Freitag, 6. Juni 2008

Kein Kieferbruch! Vorbereitung zur EM 2008

Jetzt geht's wieder los: An den einigermaßen hübschen, aber völlig überflüssigen Autos wehen nun wieder vollkommen hässliche, nutzlose Fahnen jeglicher Couleur. Von den Balkonen weht's ebenfalls und in ein paar Tagen werden auch die ersten Gesichter entsprechend bemalt sein! Die EM 2008 geht dieses Wochenende los, und der Mob versammelt sich wieder zum gemeinsamen Fest.

Ich persönlich finde ja: Menschen, die nationalstaatliche Insignien benötigen, um ihr Selbstwertgefühl zu steigern, sind genauso arme Würstchen wie Leute, die sich gar nichts dabei denken, wenn sie sich Nationalfarben in Gesicht schmieren. Das ist ästhetisch nicht hübsch anzusehen und spricht nicht für die geistige Verfassung der Bevölkerung, egal welcher Herkunft sie ist. Distinktionsgewinn durch nationalstaatliche Symbole geht nun mal gar nicht.

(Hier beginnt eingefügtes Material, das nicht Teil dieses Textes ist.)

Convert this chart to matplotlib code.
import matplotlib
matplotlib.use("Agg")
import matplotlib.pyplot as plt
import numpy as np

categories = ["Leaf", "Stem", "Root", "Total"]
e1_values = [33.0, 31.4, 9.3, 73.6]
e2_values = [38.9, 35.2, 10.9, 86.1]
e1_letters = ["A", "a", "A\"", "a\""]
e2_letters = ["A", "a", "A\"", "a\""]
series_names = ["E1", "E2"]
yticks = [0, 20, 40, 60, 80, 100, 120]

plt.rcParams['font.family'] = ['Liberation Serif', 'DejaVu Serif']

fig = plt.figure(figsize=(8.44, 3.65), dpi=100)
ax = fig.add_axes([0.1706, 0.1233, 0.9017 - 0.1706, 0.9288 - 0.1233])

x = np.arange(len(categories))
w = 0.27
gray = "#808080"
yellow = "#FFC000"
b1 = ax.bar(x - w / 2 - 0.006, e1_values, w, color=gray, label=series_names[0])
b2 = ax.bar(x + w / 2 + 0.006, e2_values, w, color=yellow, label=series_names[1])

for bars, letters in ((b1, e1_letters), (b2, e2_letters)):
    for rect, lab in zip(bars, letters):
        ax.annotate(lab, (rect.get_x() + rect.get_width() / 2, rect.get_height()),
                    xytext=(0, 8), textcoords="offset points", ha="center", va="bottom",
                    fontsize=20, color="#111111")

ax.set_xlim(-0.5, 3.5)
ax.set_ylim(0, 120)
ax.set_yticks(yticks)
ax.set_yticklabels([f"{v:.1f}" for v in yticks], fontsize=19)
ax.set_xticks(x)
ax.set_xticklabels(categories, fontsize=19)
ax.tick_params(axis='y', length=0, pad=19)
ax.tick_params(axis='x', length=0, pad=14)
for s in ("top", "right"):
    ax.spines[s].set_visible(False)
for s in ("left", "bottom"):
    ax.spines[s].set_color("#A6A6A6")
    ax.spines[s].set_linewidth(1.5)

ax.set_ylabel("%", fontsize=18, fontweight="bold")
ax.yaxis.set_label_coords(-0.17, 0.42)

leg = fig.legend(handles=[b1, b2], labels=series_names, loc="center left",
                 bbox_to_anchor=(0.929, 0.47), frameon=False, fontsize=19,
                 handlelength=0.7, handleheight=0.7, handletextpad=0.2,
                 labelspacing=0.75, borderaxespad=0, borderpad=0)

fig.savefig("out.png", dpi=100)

In meinen zumindest kritischen, vielleicht auch noch antideutschen Umfeld in Berlin gab es die Überlegung zur WM 2006, allen Fahrzeugen mit Deutschlandfahnen einen Naziaufkleber aufzupappen. Wir entschieden uns dagegen, weil wir eine körperliche Gefährdung der Betroffenen in Kreuzberg/ Neukölln nicht ausschließen konnten. Nicht jeder Fahnenschwenker ist ein Nazi, und sowieso gilt: kein Mensch verdient einen Kieferbruch. Egal, was für ein Depp er sein mag! Also, liebe Kinder: Macht so was nicht zu Hause!

Internationale Sportwettbewerbe setzen nationalstaatliches Denken voraus. Sie fördern völkisches Gedankengut: Wenn es UNS gibt, dann gibt es auch die ANDEREN. Selten aber sind die ANDEREN gleichwertige Menschen. Eher noch sind sie WENIGER gleich, schlimmstenfalls aber sind sie minderwertig. Indem man sich in eine Gruppe einschließt, schließt man andere daraus aus. Nicht viele Menschen sind souverän genug, um solche Spiele nüchtern UND mit Herz zu verfolgen.

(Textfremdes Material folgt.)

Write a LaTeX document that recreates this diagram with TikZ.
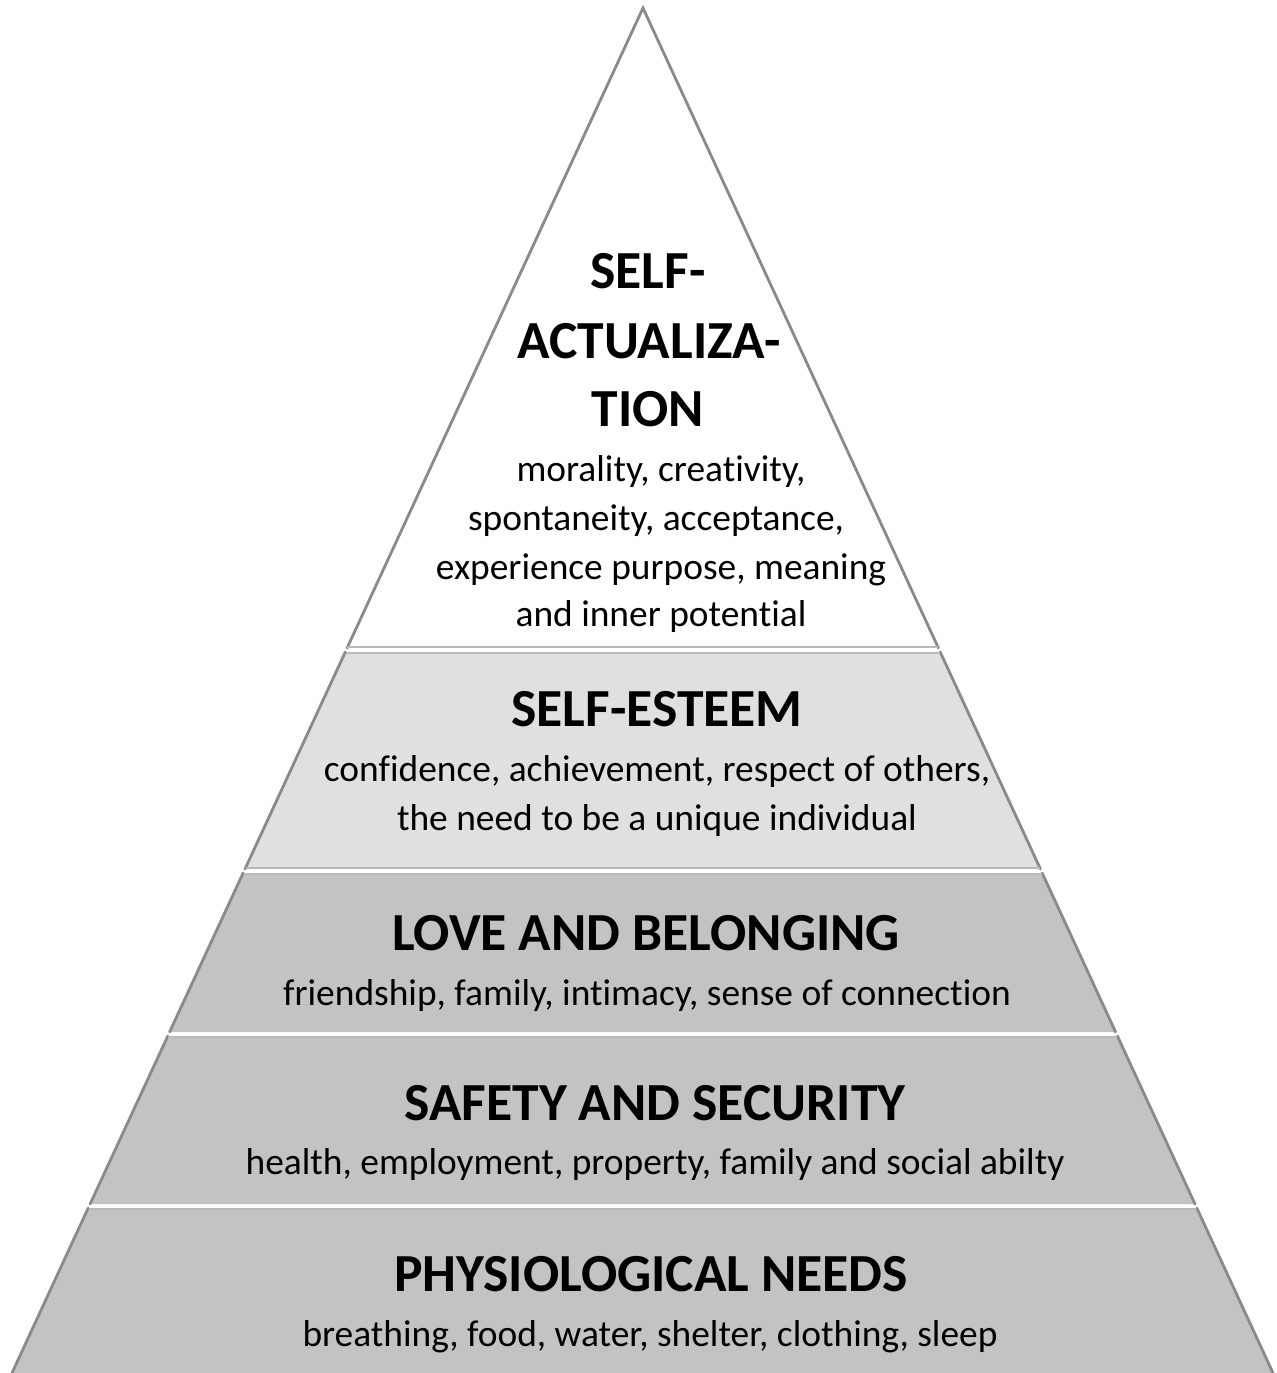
\documentclass[tikz,border=0pt]{standalone}
\usepackage{fontspec}
\setmainfont{Carlito}[Ligatures={NoCommon}]
\definecolor{layA}{HTML}{FFFFFF}
\definecolor{layB}{HTML}{E0E0E0}
\definecolor{layC}{HTML}{C3C3C3}
\definecolor{edgegray}{HTML}{8A8A8A}
\tikzset{
  sideedge/.style={draw=edgegray, line width=1.6pt, line cap=round},
  topedge/.style={draw=gray!55, line width=0.9pt},
  titletext/.style={anchor=base, inner sep=0pt, font=\fontsize{30.5}{36}\selectfont\bfseries},
  bodytext/.style={anchor=base, inner sep=0pt, font=\fontsize{21.3}{26}\selectfont},
}
\begin{document}
\begin{tikzpicture}[x=0.02cm,y=-0.02cm]
\useasboundingbox (0,0) rectangle (1276,1373);
\fill[white] (0,0) rectangle (1276,1373);

% layers
\fill[layA] (643,8) -- (938.4,648) -- (347.1,648) -- cycle;
\fill[layB] (345.3,652) -- (940.2,652) -- (1040.4,869) -- (245.0,869) -- cycle;
\fill[layC] (243.1,873) -- (1042.2,873) -- (1115.6,1032) -- (169.6,1032) -- cycle;
\fill[layC] (167.8,1036) -- (1117.4,1036) -- (1195.0,1204) -- (90.1,1204) -- cycle;
\fill[layC] (88.2,1208) -- (1196.8,1208) -- (1273,1373) -- (12,1373) -- cycle;

% edges / shadows
\draw[sideedge] (347.1,648) -- (643,8) -- (938.4,648);
\draw[topedge] (347.1,647) -- (938.4,647);
\draw[sideedge] (245.0,869) -- (345.3,652);
\draw[sideedge] (940.2,652) -- (1040.4,869);
\draw[topedge] (345.8,653) -- (939.7,653);
\draw[topedge] (245.5,868) -- (1039.9,868);
\draw[sideedge] (169.6,1032) -- (243.1,873);
\draw[sideedge] (1042.2,873) -- (1115.6,1032);
\draw[topedge] (243.6,874) -- (1041.7,874);
\draw[sideedge] (90.1,1204) -- (167.8,1036);
\draw[sideedge] (1117.4,1036) -- (1195.0,1204);
\draw[topedge] (168.3,1037) -- (1116.9,1037);
\draw[sideedge] (12,1373) -- (88.2,1208);
\draw[sideedge] (1196.8,1208) -- (1273,1373);
\draw[topedge] (88.7,1209) -- (1196.3,1209);

% level 1
\node[titletext] (t1a) at (648,288) {SELF-};
\node[titletext] (t1b) at (649,358) {ACTUALIZA-};
\node[titletext] (t1c) at (648,426) {TION};
\node[bodytext] (b1a) at (661,481) {morality, creativity,};
\node[bodytext] (b1b) at (656,530) {spontaneity, acceptance,};
\node[bodytext] (b1c) at (661,579) {experience purpose, meaning};
\node[bodytext] (b1d) at (661,626) {and inner potential};

% level 2
\node[titletext] (t2) at (657,726) {SELF-ESTEEM};
\node[bodytext] (b2a) at (657,781) {confidence, achievement, respect of others,};
\node[bodytext] (b2b) at (657,830) {the need to be a unique individual};

% level 3
\node[titletext] (t3) at (646,950) {LOVE AND BELONGING};
\node[bodytext] (b3) at (647,1005) {friendship, family, intimacy, sense of connection};

% level 4
\node[titletext] (t4) at (655,1120) {SAFETY AND SECURITY};
\node[bodytext] (b4) at (655,1174) {health, employment, property, family and social abilty};

% level 5
\node[titletext] (t5) at (651,1291) {PHYSIOLOGICAL NEEDS};
\node[bodytext] (b5) at (650,1346) {breathing, food, water, shelter, clothing, sleep};
\end{tikzpicture}
\end{document}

Sicher, die Bevölkerung soll sich wieder gut fühlen können. Jeder Staat versucht, eine Identifizierung mit ihm möglich zu machen, eine Corporate Identity, wenn man es so will. Dies funktioniert in der Regel aber nur durch die selbstbewusste Abgrenzung von anderen Nationen. Gemeinsame Siege und oder Niederlagen stärken dabei das Kollektiv. Dadurch wird Nationalbewusstsein erzeugt, ein Stolz auf gänzlich abstrakte Begebenheiten.

Ein Staat ist aber nun nichts anderes als ein abstraktes Gebilde. In seinen vollkommen willkürlich gesetzten Grenzen binden sich mehrere Bevölkerungsgruppen zu einem Gemenge. Es ist pures Glück oder elendes Pech, in diesem oder in jenem Staat geboren zu sein. Der Staat tut nichts dafür, dass jemand Bestimmtes in ihm geboren wird (dem Himmel sei Dank), und der dort Geborene selber auch nichts. Was unterscheidet mich also von anderen Menschen in anderen europäischen Staaten?

Ich würde soweit gehen zu behaupten, dass ich vielleicht mit Londonern mehr gemein habe als mit Frankfurtern. Von Münchnern ganz zu schweigen. Die Berliner z.B. unterscheiden sich in ihrer Mentalität sehr stark von den Mannheimern. Wo ist da die konkrete Verbindung zum "Deutschen"? Kann es etwas so "Deutsches" geben, dass man es in der globalisierten Welt nicht überall finden könnte? Wie kann ich also auf so ein Abstraktum wie Deutschland oder die Leistungen seiner Nationalmannschaft stolz sein können?

Ich kann nur auf meine eigene Leistung stolz sein. Meine Leistung manifestiert sich möglicherweise noch im regionalen Raum, und so könnte ich voller Stolz über meine Region sprechen. Alles andere liegt nicht mehr in meiner Verantwortung. Ansonsten bin ich froh, in Deutschland geboren zu sein. Aber für seine Grenzen zu kämpfen wäre ich nicht bereit. Ich halte das Nationalprinzip für überholt, und ebenso sollte man den Begriff "Stolz" endlich entsorgen oder neu definieren.

Allen anderen wünsche ich viel Spass bei der EM 2008. Möge das Met fließen und die Gedanken beflügeln.